As the sun sets that night we drive to a small San camp in the desert, where we will perform a rain dance.

Peter takes the lid off a can of water, unwraps a ground mixture of eight herbs from a brown paper bag, pours them in, and with a forked stick twirled rapidly between palms, whisks the liquid to foam. The beads across his bare back shimmer and click like insects. Sweat glistens around his headband. His bare legs are covered in fine sand as he kneels at his task.

When herbal froth swells over the rim, he leans forward, touches lips to foam, slurps like a drinking animal and sits back with a grunt. He stirs again and invites Jan to drink. And so it goes, until all nine gathered for this rain dance have tasted the herbs that help them pray with courage and humbleness, and patience.

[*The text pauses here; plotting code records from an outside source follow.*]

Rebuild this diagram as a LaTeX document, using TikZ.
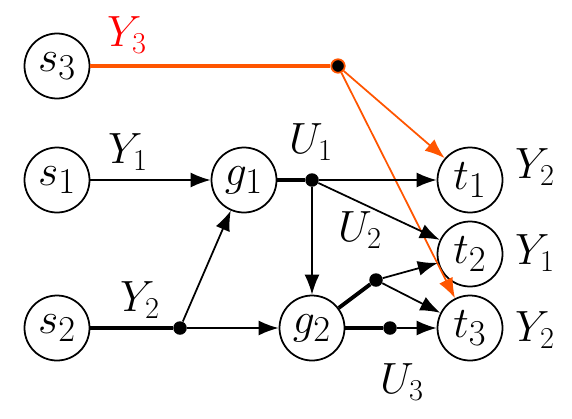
\documentclass[tikz,border=0pt]{standalone}
\usepackage{amsmath}
\usetikzlibrary{arrows.meta}
\definecolor{sigorange}{RGB}{255,85,0}
\tikzset{
  vtx/.style={draw,circle,line width=1pt,minimum size=1.3cm,inner sep=0pt,font=\fontsize{32}{36}\selectfont},
  lbl/.style={font=\fontsize{25}{30}\selectfont},
  junc/.style={circle,fill=black,inner sep=0pt,minimum size=0.27cm},
  arr/.style={line width=1pt,-{Latex[length=4mm,width=3mm]}},
  fat/.style={line width=2.2pt},
}
\begin{document}
\begin{tikzpicture}
\useasboundingbox (0,0) rectangle (11.44,8.36);

\node[vtx] (s3) at (1.14,7.04) {\(s_3\)};
\node[vtx] (s1) at (1.14,4.76) {\(s_1\)};
\node[vtx] (s2) at (1.14,1.8) {\(s_2\)};
\node[vtx] (g1) at (4.88,4.76) {\(g_1\)};
\node[vtx] (g2) at (6.24,1.8) {\(g_2\)};
\node[vtx] (t1) at (9.4,4.76) {\(t_1\)};
\node[vtx] (t2) at (9.4,3.28) {\(t_2\)};
\node[vtx] (t3) at (9.4,1.8) {\(t_3\)};

\node[junc,draw=sigorange,line width=1pt] (d3) at (6.76,7.04) {};
\node[junc] (u1) at (6.24,4.76) {};
\node[junc] (d2) at (3.6,1.8) {};
\node[junc] (u2) at (7.52,2.76) {};
\node[junc] (u3) at (7.8,1.8) {};

% source s3
\draw[sigorange,line width=2.2pt] (s3) -- (d3);
\draw[sigorange,arr] (d3) -- (t1);
\draw[sigorange,arr] (d3) -- (t3);

% first stage
\draw[arr] (s1) -- (g1);
\draw[fat] (s2) -- (d2);
\draw[arr] (d2) -- (g1);
\draw[arr] (d2) -- (g2);

% second stage
\draw[fat] (g1) -- (u1);
\draw[arr] (u1) -- (t1);
\draw[arr] (u1) -- (t2);
\draw[arr] (u1) -- (g2);
\draw[fat] (g2) -- (u2);
\draw[arr] (u2) -- (t2);
\draw[arr] (u2) -- (t3);
\draw[fat] (g2) -- (u3);
\draw[arr] (u3) -- (t3);

\node[lbl,red] (ly3) at (2.54,7.66) {\(Y_3\)};
\node[lbl] (ly1) at (2.56,5.32) {\(Y_1\)};
\node[lbl] (ly2) at (2.8,2.36) {\(Y_2\)};
\node[lbl] (lu1) at (6.22,5.52) {\(U_1\)};
\node[lbl] (lu2) at (7.2,3.76) {\(U_2\)};
\node[lbl] (lu3) at (8.04,0.72) {\(U_3\)};
\node[lbl] (rt1) at (10.7,5.02) {\(Y_2\)};
\node[lbl] (rt2) at (10.7,3.3) {\(Y_1\)};
\node[lbl] (rt3) at (10.7,1.76) {\(Y_2\)};
\end{tikzpicture}
\end{document}
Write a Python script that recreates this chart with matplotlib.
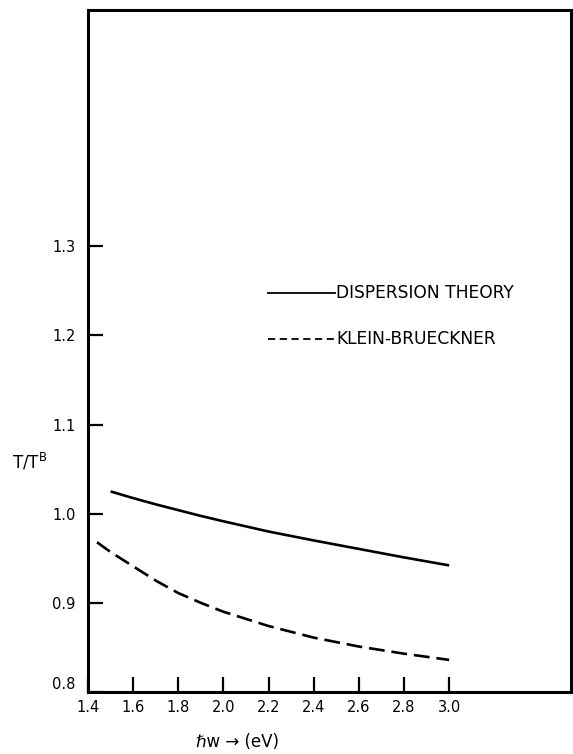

They then walk quietly to the top of a small dune. Bare skin welcomes the evening’s soft breeze. The last light of the sun highlights the cloud-rimmed horizon, as the first star pricks the purple sky. Jan takes a child by one hand and guides her to walk in a circle around him. She takes her brother’s hand, they circle again, and with each circumference another person clasps an outstretched hand, until all nine people revolve like planets.

Then they face out in a circle and get down on their knees in the still-warm sand. Jan and Peter each pray in Afrikaans. Then Grandma Anna prays in a language that has called the rains for eons in this desert. The circle turns inward; all drink again of the herbs. Peter tosses some into the air and the drops fall on upturned faces. There is no other place to be in this world but here where the veil between humans, gods and the elements seems so thin.

The night sounds of the desert surround us. At midnight the rains come. First a sporadic patter on the tin roof, followed by a lull, as thunder and lightning draw tighter in time. Then it comes, and the roar of rain drowns out all but the loudest thunder.

I lie next to the open window, feel spray on skin, and breathe in the scent of ozone, wet sand, moist leaves. For hours it rains, and I listen, and try to comprehend the consequences, if what I witnessed on the dunes somehow influenced this storm.